» Task goal
Every line of the listing must be reproduced as it stands. Leave the images behind.

» Supplied information

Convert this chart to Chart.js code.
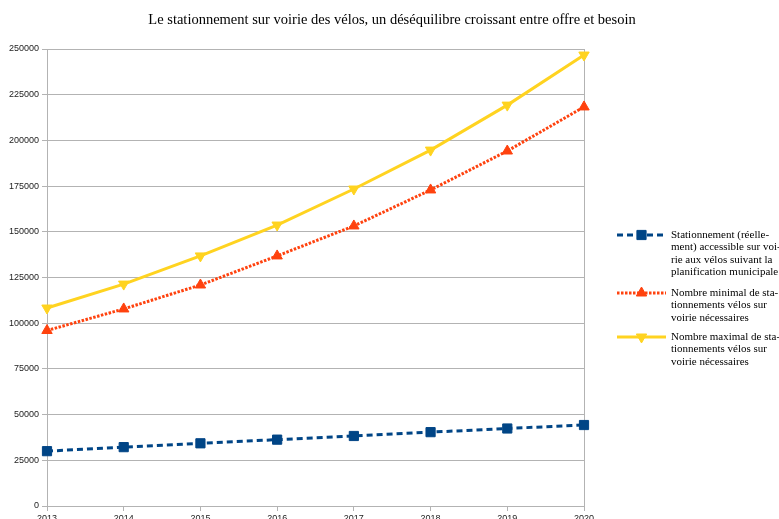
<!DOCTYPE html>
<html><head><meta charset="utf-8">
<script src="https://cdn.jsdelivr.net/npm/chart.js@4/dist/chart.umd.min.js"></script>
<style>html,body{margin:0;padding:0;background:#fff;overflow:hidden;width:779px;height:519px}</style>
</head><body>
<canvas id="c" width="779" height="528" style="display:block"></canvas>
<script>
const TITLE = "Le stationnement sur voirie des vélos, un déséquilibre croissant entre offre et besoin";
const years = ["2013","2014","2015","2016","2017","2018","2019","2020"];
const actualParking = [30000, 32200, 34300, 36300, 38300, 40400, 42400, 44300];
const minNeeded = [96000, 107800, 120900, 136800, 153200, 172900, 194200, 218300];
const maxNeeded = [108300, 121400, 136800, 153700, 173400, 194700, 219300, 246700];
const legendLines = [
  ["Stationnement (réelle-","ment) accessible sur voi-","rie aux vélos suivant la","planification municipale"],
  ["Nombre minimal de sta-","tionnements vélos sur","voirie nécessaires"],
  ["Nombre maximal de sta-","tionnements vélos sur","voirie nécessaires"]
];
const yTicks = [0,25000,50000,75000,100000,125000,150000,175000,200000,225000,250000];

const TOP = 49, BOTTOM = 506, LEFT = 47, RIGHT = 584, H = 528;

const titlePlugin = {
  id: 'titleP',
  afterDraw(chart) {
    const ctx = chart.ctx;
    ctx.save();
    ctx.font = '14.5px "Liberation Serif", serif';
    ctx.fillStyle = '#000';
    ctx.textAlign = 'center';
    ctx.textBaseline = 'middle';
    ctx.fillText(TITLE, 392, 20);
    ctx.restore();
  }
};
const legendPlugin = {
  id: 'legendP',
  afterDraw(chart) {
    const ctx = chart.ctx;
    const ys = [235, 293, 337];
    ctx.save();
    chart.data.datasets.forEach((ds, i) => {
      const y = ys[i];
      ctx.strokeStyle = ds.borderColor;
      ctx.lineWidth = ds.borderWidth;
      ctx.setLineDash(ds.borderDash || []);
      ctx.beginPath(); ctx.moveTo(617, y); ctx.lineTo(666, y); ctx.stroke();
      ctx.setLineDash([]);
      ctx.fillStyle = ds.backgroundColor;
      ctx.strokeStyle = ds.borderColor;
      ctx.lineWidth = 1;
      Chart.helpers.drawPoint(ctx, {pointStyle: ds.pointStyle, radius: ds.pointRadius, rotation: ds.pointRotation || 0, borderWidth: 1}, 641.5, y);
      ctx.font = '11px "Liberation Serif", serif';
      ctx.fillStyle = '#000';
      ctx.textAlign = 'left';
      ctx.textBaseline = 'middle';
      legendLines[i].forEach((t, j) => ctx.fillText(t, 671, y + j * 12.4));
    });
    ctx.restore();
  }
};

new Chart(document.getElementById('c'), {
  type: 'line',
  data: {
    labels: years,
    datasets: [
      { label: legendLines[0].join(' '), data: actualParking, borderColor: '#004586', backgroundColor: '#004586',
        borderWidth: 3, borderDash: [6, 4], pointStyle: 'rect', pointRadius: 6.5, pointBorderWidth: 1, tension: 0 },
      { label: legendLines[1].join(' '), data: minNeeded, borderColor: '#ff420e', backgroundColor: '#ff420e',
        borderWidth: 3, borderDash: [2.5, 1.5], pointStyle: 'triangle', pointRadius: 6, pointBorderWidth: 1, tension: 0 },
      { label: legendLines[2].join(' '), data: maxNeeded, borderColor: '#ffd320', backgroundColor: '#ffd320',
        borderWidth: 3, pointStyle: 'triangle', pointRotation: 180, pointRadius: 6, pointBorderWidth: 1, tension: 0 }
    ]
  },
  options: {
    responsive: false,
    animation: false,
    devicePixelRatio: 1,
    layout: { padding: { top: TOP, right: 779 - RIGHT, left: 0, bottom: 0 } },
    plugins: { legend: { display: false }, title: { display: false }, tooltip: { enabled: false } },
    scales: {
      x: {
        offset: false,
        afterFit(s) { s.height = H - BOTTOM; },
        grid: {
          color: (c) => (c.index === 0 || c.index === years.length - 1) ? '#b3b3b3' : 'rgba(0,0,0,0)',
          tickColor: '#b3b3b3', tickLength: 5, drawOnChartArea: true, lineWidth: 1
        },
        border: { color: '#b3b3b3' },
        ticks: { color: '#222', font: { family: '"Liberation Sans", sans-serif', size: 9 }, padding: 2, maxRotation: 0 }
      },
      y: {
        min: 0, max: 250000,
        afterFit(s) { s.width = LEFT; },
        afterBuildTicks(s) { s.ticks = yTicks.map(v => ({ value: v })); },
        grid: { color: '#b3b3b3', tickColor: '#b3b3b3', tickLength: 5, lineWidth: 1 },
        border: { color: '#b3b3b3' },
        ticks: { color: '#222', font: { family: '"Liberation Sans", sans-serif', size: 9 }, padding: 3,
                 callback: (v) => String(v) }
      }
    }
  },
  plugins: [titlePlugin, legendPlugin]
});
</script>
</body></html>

» Solution to the problem
Convert this chart to Chart.js code.
<!DOCTYPE html>
<html><head><meta charset="utf-8">
<script src="https://cdn.jsdelivr.net/npm/chart.js@4/dist/chart.umd.min.js"></script>
<style>html,body{margin:0;padding:0;background:#fff;overflow:hidden;width:779px;height:519px}</style>
</head><body>
<canvas id="c" width="779" height="528" style="display:block"></canvas>
<script>
const TITLE = "Le stationnement sur voirie des vélos, un déséquilibre croissant entre offre et besoin";
const years = ["2013","2014","2015","2016","2017","2018","2019","2020"];
const actualParking = [30000, 32200, 34300, 36300, 38300, 40400, 42400, 44300];
const minNeeded = [96000, 107800, 120900, 136800, 153200, 172900, 194200, 218300];
const maxNeeded = [108300, 121400, 136800, 153700, 173400, 194700, 219300, 246700];
const legendLines = [
  ["Stationnement (réelle-","ment) accessible sur voi-","rie aux vélos suivant la","planification municipale"],
  ["Nombre minimal de sta-","tionnements vélos sur","voirie nécessaires"],
  ["Nombre maximal de sta-","tionnements vélos sur","voirie nécessaires"]
];
const yTicks = [0,25000,50000,75000,100000,125000,150000,175000,200000,225000,250000];

const TOP = 49, BOTTOM = 506, LEFT = 47, RIGHT = 584, H = 528;

const titlePlugin = {
  id: 'titleP',
  afterDraw(chart) {
    const ctx = chart.ctx;
    ctx.save();
    ctx.font = '14.5px "Liberation Serif", serif';
    ctx.fillStyle = '#000';
    ctx.textAlign = 'center';
    ctx.textBaseline = 'middle';
    ctx.fillText(TITLE, 392, 20);
    ctx.restore();
  }
};
const legendPlugin = {
  id: 'legendP',
  afterDraw(chart) {
    const ctx = chart.ctx;
    const ys = [235, 293, 337];
    ctx.save();
    chart.data.datasets.forEach((ds, i) => {
      const y = ys[i];
      ctx.strokeStyle = ds.borderColor;
      ctx.lineWidth = ds.borderWidth;
      ctx.setLineDash(ds.borderDash || []);
      ctx.beginPath(); ctx.moveTo(617, y); ctx.lineTo(666, y); ctx.stroke();
      ctx.setLineDash([]);
      ctx.fillStyle = ds.backgroundColor;
      ctx.strokeStyle = ds.borderColor;
      ctx.lineWidth = 1;
      Chart.helpers.drawPoint(ctx, {pointStyle: ds.pointStyle, radius: ds.pointRadius, rotation: ds.pointRotation || 0, borderWidth: 1}, 641.5, y);
      ctx.font = '11px "Liberation Serif", serif';
      ctx.fillStyle = '#000';
      ctx.textAlign = 'left';
      ctx.textBaseline = 'middle';
      legendLines[i].forEach((t, j) => ctx.fillText(t, 671, y + j * 12.4));
    });
    ctx.restore();
  }
};

new Chart(document.getElementById('c'), {
  type: 'line',
  data: {
    labels: years,
    datasets: [
      { label: legendLines[0].join(' '), data: actualParking, borderColor: '#004586', backgroundColor: '#004586',
        borderWidth: 3, borderDash: [6, 4], pointStyle: 'rect', pointRadius: 6.5, pointBorderWidth: 1, tension: 0 },
      { label: legendLines[1].join(' '), data: minNeeded, borderColor: '#ff420e', backgroundColor: '#ff420e',
        borderWidth: 3, borderDash: [2.5, 1.5], pointStyle: 'triangle', pointRadius: 6, pointBorderWidth: 1, tension: 0 },
      { label: legendLines[2].join(' '), data: maxNeeded, borderColor: '#ffd320', backgroundColor: '#ffd320',
        borderWidth: 3, pointStyle: 'triangle', pointRotation: 180, pointRadius: 6, pointBorderWidth: 1, tension: 0 }
    ]
  },
  options: {
    responsive: false,
    animation: false,
    devicePixelRatio: 1,
    layout: { padding: { top: TOP, right: 779 - RIGHT, left: 0, bottom: 0 } },
    plugins: { legend: { display: false }, title: { display: false }, tooltip: { enabled: false } },
    scales: {
      x: {
        offset: false,
        afterFit(s) { s.height = H - BOTTOM; },
        grid: {
          color: (c) => (c.index === 0 || c.index === years.length - 1) ? '#b3b3b3' : 'rgba(0,0,0,0)',
          tickColor: '#b3b3b3', tickLength: 5, drawOnChartArea: true, lineWidth: 1
        },
        border: { color: '#b3b3b3' },
        ticks: { color: '#222', font: { family: '"Liberation Sans", sans-serif', size: 9 }, padding: 2, maxRotation: 0 }
      },
      y: {
        min: 0, max: 250000,
        afterFit(s) { s.width = LEFT; },
        afterBuildTicks(s) { s.ticks = yTicks.map(v => ({ value: v })); },
        grid: { color: '#b3b3b3', tickColor: '#b3b3b3', tickLength: 5, lineWidth: 1 },
        border: { color: '#b3b3b3' },
        ticks: { color: '#222', font: { family: '"Liberation Sans", sans-serif', size: 9 }, padding: 3,
                 callback: (v) => String(v) }
      }
    }
  },
  plugins: [titlePlugin, legendPlugin]
});
</script>
</body></html>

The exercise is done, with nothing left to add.